De plus, diverses réserves exonérées qui ont été constituées dans la société absorbée avant la fusion doivent répondre à des conditions spécifiques pour rester exonérées d’impôt sur les revenus.

Plus précisément, elles deviennent encore imposables si :

  • les actionnaires de la société absorbée ne reçoivent pas d’actions dans la société absorbante
  • sauf si la raison est que la société absorbante possédait des actions de la société absorbée avant la fusion (par ex. lors d’une fusion entre société mère et filiale)

Un lecteur attentif à ce qui précède réalise le problème qui se pose alors. En effet, dans le contexte d’une fusion simplifiée entre sociétés sœurs :

  • les actionnaires de la société absorbée ne reçoivent pas d’actions de la société absorbante,
  • mais la raison à cela n’est pas que la société absorbante possédait des actions de la société absorbée (puisque la fusion se fait entre des sociétés sœurs).

Plusieurs types de réserves exonérées qui ont été constituées dans la société absorbée avant la fusion deviendront donc imposables après une fusion simplifiée entre sociétés sœurs, compte tenu des définitions fiscales actuelles.

Une loi de réparation est indispensable

Étant donné la complexité du CIR 92, il ne suffisait donc pas de pouvoir appliquer intégralement la neutralité fiscale existante aux fusions simplifiées entre sociétés sœurs au moyen de définitions supplémentaires concernant les types de fusion.
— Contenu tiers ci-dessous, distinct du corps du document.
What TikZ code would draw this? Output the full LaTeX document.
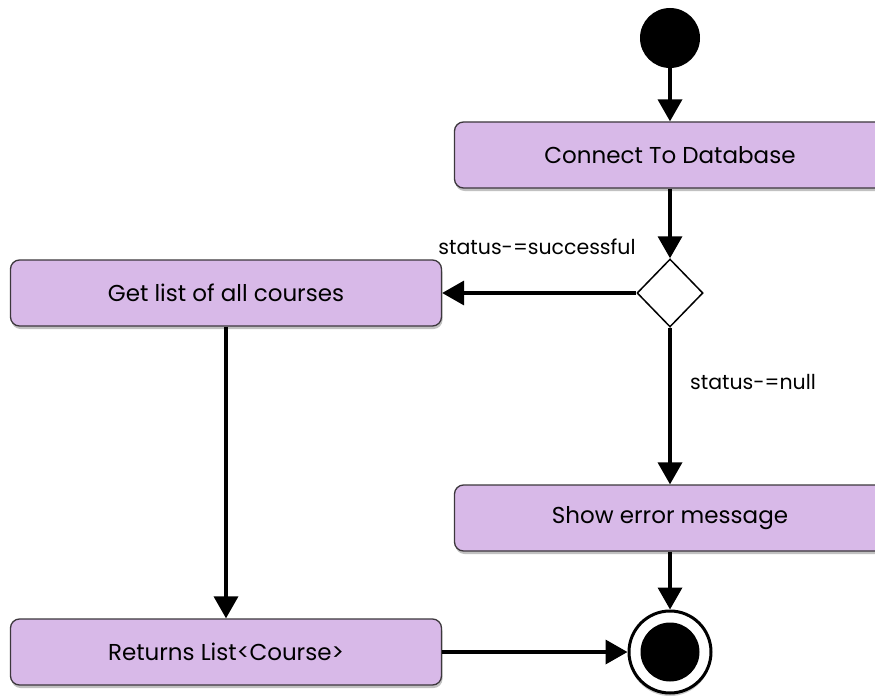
\documentclass[tikz,border=0pt]{standalone}
\usepackage{fontspec}
\setmainfont{Poppins}
\usetikzlibrary{arrows.meta,shapes.geometric,shadows}
\definecolor{boxfill}{RGB}{216,185,232}
\definecolor{boxline}{RGB}{60,55,60}
\tikzset{
  actbox/.style={draw=boxline, line width=1.3pt, fill=boxfill, rounded corners=9pt,
    minimum width=431pt, minimum height=66pt, inner sep=0pt,
    font=\fontsize{23}{26}\selectfont,
    drop shadow={shadow xshift=1pt, shadow yshift=-3pt, opacity=0.35, fill=black!70}},
  flow/.style={line width=3.6pt, -{Triangle[width=24pt,length=22pt]}},
  guard/.style={font=\fontsize{20.5}{24}\selectfont, inner sep=0pt},
}
\begin{document}
\begin{tikzpicture}[x=1pt,y=-1pt]
\useasboundingbox (0,0) rectangle (875,698);
\clip (0,0) rectangle (875,698);
\node[circle, fill=black, minimum size=60pt, inner sep=0pt] (start) at (670,38) {};
\node[actbox] (connect) at (670,155) {Connect To Database};
\node[diamond, draw=black, line width=1.5pt, fill=white, minimum width=66pt, minimum height=68pt, inner sep=0pt] (dec) at (670,293) {};
\node[actbox] (getlist) at (226,293) {Get list of all courses};
\node[actbox] (showerr) at (670,518) {Show error message};
\node[actbox] (returns) at (226,652) {Returns List<Course>};
\node[circle, draw=black, line width=3pt, fill=white, minimum size=82pt, inner sep=0pt,
  drop shadow={shadow xshift=0pt, shadow yshift=-3pt, opacity=0.3, fill=black!70}] (end) at (670,652) {};
\fill[black] (end.center) circle (29.5);
\node[guard] (lsucc) at (537,247) {status-=successful};
\node[guard] (lnull) at (753,382) {status-=null};
\draw[flow] (start) -- (connect);
\draw[flow] (connect) -- (dec);
\draw[flow] (dec) -- (getlist);
\draw[flow] (dec) -- (showerr);
\draw[flow] (getlist) -- (returns);
\draw[flow] (showerr) -- (end);
\draw[flow] (returns.east) -- (end.west);
\end{tikzpicture}
\end{document}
Puisque ce n’était sans doute pas l’intention du législateur et que ce pourrait être une raison de renoncer à la fusion simplifiée entre sociétés sœurs (voir ci-dessous), nous espérons qu’une loi de réparation sera bientôt votée afin de prévoir une exonération d’impôt sur les revenus (de préférence avec effet rétroactif) aussi dans les domaines manquants.

Est-ce qu'une fusion classique entre sociétés sœurs est une alternative ?

Compte tenu de l’incertitude évoquée ci-dessus concernant la neutralité fiscale de la fusion simplifiée entre sociétés sœurs, la question se pose de savoir si les sociétés peuvent opter volontairement pour la fusion classique entre sociétés sœurs, c’est-à-dire avec l’émission d’actions et les rapports correspondants de l’organe d’administration et de l’expert des chiffres.

Nous ne voyons aucune raison pour laquelle les sociétés ne pourraient pas le faire volontairement. Les frais des rapports complémentaires ne valent sans doute pas la sécurité (à condition qu’il y ait des motifs réels) que la fusion classique entre sociétés sœurs offre aux sociétés concernées.

 

[1] Sauf disposition légale contraire, est assimilée à la fusion par absorption : l’opération par laquelle une ou plusieurs sociétés transfèrent, par suite d’une dissolution sans liquidation, l’intégralité de leur patrimoine, activement et passivement, à une autre société, sans émission d’actions dans la société bénéficiaire lorsque toutes leurs actions ou parts et autres titres conférant le droit de vote sont directement ou indirectement entre les mains d’une personne ou lorsque les associés ou des actionnaires dans les sociétés qui fusionnent conservent dans la même proportion leurs titres et actions ou parts dans toutes les sociétés qui fusionnent.